NOW IN THEATERS! “No one saw it coming.” That’s what people will claim when the A.I. apocalypse inevitably arrives. The same statement can be applied to writer-director Gareth Edwards’s epic The Creator, an $80M, wholly original (as in, not based on anything) cautionary tale about the dangers of artificial intelligence, with relevant sociopolitical undertones and nary a trace of agenda-pushing. Who would have thought a film like this could be released in 2023? And yet here it is, paving the way for more risk-taking creative endeavors unless it flops at the box office, which it very well might.
Edwards and co-writer Chris Weitz pack a lot into a refreshingly brief (at least by current standards) running time of about two hours sans credits. This thing moves, even if it missteps at times. In the not-too-distant future, the Earth is ravaged by an ongoing battle between humans and A.I.-powered androids with spinning discs in their heads. Most of the A.I. folk have settled in New Asia. When a pregnant woman gets killed, her baby daddy, undercover agent Joshua (John David Washington), loses the will to live. But, he is sent to retrieve the robot’s most powerful secret weapon: an adorable child whom Joshua names Alphie (Madeleine Yuna Voyles).
Although initially driven by trauma/apathy, Joshua forms a deep bond with Alphie, rediscovers his joie de vivre, and soon the hunter becomes the hunted. Among the most undeterred pursuers and A.I.-haters is Colonel Howell (Allison Janney), who ruthlessly eliminates anyone standing in her way. (Fair warning: this is a brutal flick, both physically and emotionally, pushing the PG-13 rating to its vaguely defined limit). Along the way, Joshua discovers some truths about his past and the purportedly A.I.-caused nuclear explosion in L.A. that triggered the global war.
“…sent to retrieve the robot’s most powerful secret weapon: an adorable child…”
While major props are due to Edwards and Weitz for the impressive world-building, the plot of The Creator is not exactly groundbreaking. Think The Professional if it bred with A.I. and invited Elysium to join the party. The tone is incredibly well-sustained, as are the slick visuals, courtesy of cinematographers Greig Fraser and Oren Soffer, who create a rainy, despondent palette that’s never drab. There are jaw-dropping images to behold: ships scanning large chunks of the Earth with translucent-blue lasers, our hero clinging to the side of a giant disintegrating space station, flesh and mechanisms clashing. But there are odd stumbles in momentum here and there, as if the story were intermittently hesitant about where to go next, and the film certainly does not shy away from sentimentality.

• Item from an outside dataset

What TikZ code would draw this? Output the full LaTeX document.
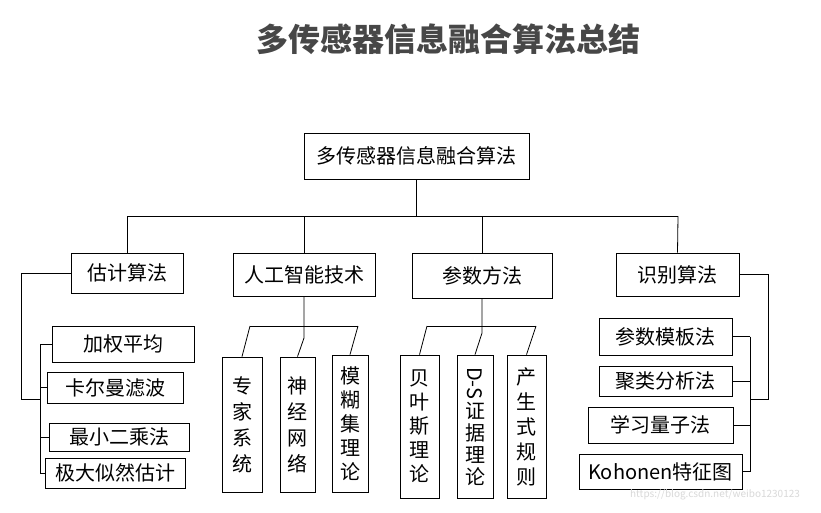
\documentclass[tikz,border=0pt]{standalone}
\usepackage{fontspec}
\setmainfont{Noto Sans CJK SC}
\usepackage{graphicx}
\begin{document}
\begin{tikzpicture}[x=1pt, y=-1pt, line width=0.8pt,
  box/.style={draw, inner sep=0pt, align=center, font=\fontsize{20}{24}\selectfont},
  vbox/.style={box, minimum width=37pt, minimum height=140pt}]
  \useasboundingbox[fill=white] (0,0) rectangle (821,512);
  % title
  \node[font=\fontsize{32}{36}\selectfont\bfseries, text=black!72] (title) at (448,39) {多传感器信息融合算法总结};
  % root and first level
  \node[box, minimum width=225pt, minimum height=46pt] (root) at (416.5,156) {多传感器信息融合算法};
  \node[box, minimum width=112pt, minimum height=40pt] (est) at (127,273) {估计算法};
  \node[box, minimum width=142pt, minimum height=43pt] (ai)  at (304,274.5) {人工智能技术};
  \node[box, minimum width=140pt, minimum height=45pt] (par) at (482,275.5) {参数方法};
  \node[box, minimum width=123pt, minimum height=43pt] (rec) at (677.5,274.5) {识别算法};
  % estimation
  \node[box, minimum width=142pt, minimum height=36pt] (jq) at (123,344) {加权平均};
  \node[box, minimum width=136pt, minimum height=31pt] (kf) at (115,387.5) {卡尔曼滤波};
  \node[box, minimum width=140pt, minimum height=28pt] (ls) at (119,437) {最小二乘法};
  \node[box, minimum width=140pt, minimum height=30pt] (ml) at (115,473) {极大似然估计};
  % AI techniques
  \node[vbox, minimum width=40pt, minimum height=135pt, font=\fontsize{20}{26}\selectfont] (zj) at (242,424.5) {专\\家\\系\\统};
  \node[vbox, minimum width=35pt, minimum height=135pt, font=\fontsize{20}{26}\selectfont] (sj) at (297.5,424.5) {神\\经\\网\\络};
  \node[vbox, minimum width=36pt, minimum height=137pt, font=\fontsize{20}{24}\selectfont] (mh) at (350,423.5) {模\\糊\\集\\理\\论};
  % parameter methods
  \node[vbox, minimum width=39pt, minimum height=143pt] (by) at (419.5,426.5) {贝\\叶\\斯\\理\\论};
  \node[vbox, minimum width=36pt, minimum height=143pt, font=\fontsize{20}{22}\selectfont] (ds) at (475,426.5) {\rotatebox[origin=c]{-90}{D-S}\\[2pt]证\\据\\理\\论};
  \node[vbox, minimum width=39pt, minimum height=143pt, font=\fontsize{20}{25}\selectfont] (cs) at (526.5,426.5) {产\\生\\式\\规\\则};
  % recognition
  \node[box, minimum width=133pt, minimum height=37pt] (cm) at (665.5,336.5) {参数模板法};
  \node[box, minimum width=133pt, minimum height=30pt] (jl) at (665.5,381) {聚类分析法};
  \node[box, minimum width=145pt, minimum height=36pt] (xx) at (660.5,425) {学习量子法};
  \node[box, minimum width=163pt, minimum height=35pt] (kh) at (660.5,471.5) {Kohonen特征图};
  % watermark
  \node[text=black!15, font=\fontsize{10}{12}\selectfont] (wm) at (715,495) {https://blog.csdn.net/weibo1230123};
  % bus
  \coordinate (busL) at (127,216);
  \coordinate (busR) at (678,216);
  \draw (busL) -- (busR);
  \draw (root.south) -- (root.south |- busL);
  \draw (busL) -- (est.north);
  \draw (ai.north |- busL) -- (ai.north);
  \draw (par.north |- busL) -- (par.north);
  \draw (busR) -- (rec.north);
  % estimation bracket
  \coordinate (eL) at (21,399);
  \coordinate (eS) at (40,399);
  \draw (est.west) -| (eL) -- (eS);
  \draw (eS |- jq.west) -- (eS |- ml.west);
  \foreach \n in {jq,kf,ls,ml}
    \draw (eS |- \n.west) -- (\n.west);
  % AI comb
  \coordinate (aL) at (250,326);
  \coordinate (aR) at (358,326);
  \coordinate (aM) at (304,338);
  \draw (aL) -- (aR);
  \draw (ai.south) -- (aM) -- (sj.north);
  \draw (aL) -- (zj.north);
  \draw (aR) -- (mh.north);
  % parameter comb
  \coordinate (pL) at (427,326);
  \coordinate (pR) at (536,326);
  \coordinate (pM) at (482,333);
  \draw (pL) -- (pR);
  \draw (par.south) -- (pM) -- (ds.north);
  \draw (pL) -- (by.north);
  \draw (pR) -- (cs.north);
  % recognition bracket
  \coordinate (rR) at (768,399);
  \coordinate (rS) at (750,399);
  \draw (rec.east) -| (rR) -- (rS);
  \draw (rS |- cm.east) -- (rS |- kh.east);
  \foreach \n in {cm,jl,xx,kh}
    \draw (rS |- \n.east) -- (\n.east);
\end{tikzpicture}
\end{document}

Still, our heroes save those moments with affectionate performances. Washington is proving to be one of the most charismatic leading actors, following closely in his father’s footsteps (that voice!). He sells every sparkling tear streaking down his face while his imposing and charming presence grounds the proceedings. Voyles keeps up. Let’s just say hearts will be melted. She carefully side-steps the “annoying child” archetype, landing right into the “adorable-as-heck” category – but she never relies on cuteness to utterly sell her character. The duo’s chemistry is the stuff celluloid dreams are made of.
I remember when Edwards stepped into the cinematic arena with his $500K debut, Monsters. It was so visionary that studios pounced on the young filmmaker – since then, he’s only directed two films: the $160M Godzilla and the $200M Rogue One: A Star Wars Story. While both had their merits, The Creator marks the first time, it seems, that the filmmaker stepped out from the shadows of franchises and dipped back into what made him stand out in the first place. He’s proven to have a flair for mesmerizing visuals, a tongue-in-cheek sense of humor, and plenty of pathos. Hollywood, take note. More of this, please.
"…mesmerizing visuals, a tongue-in-cheek sense of humor, and plenty of pathos."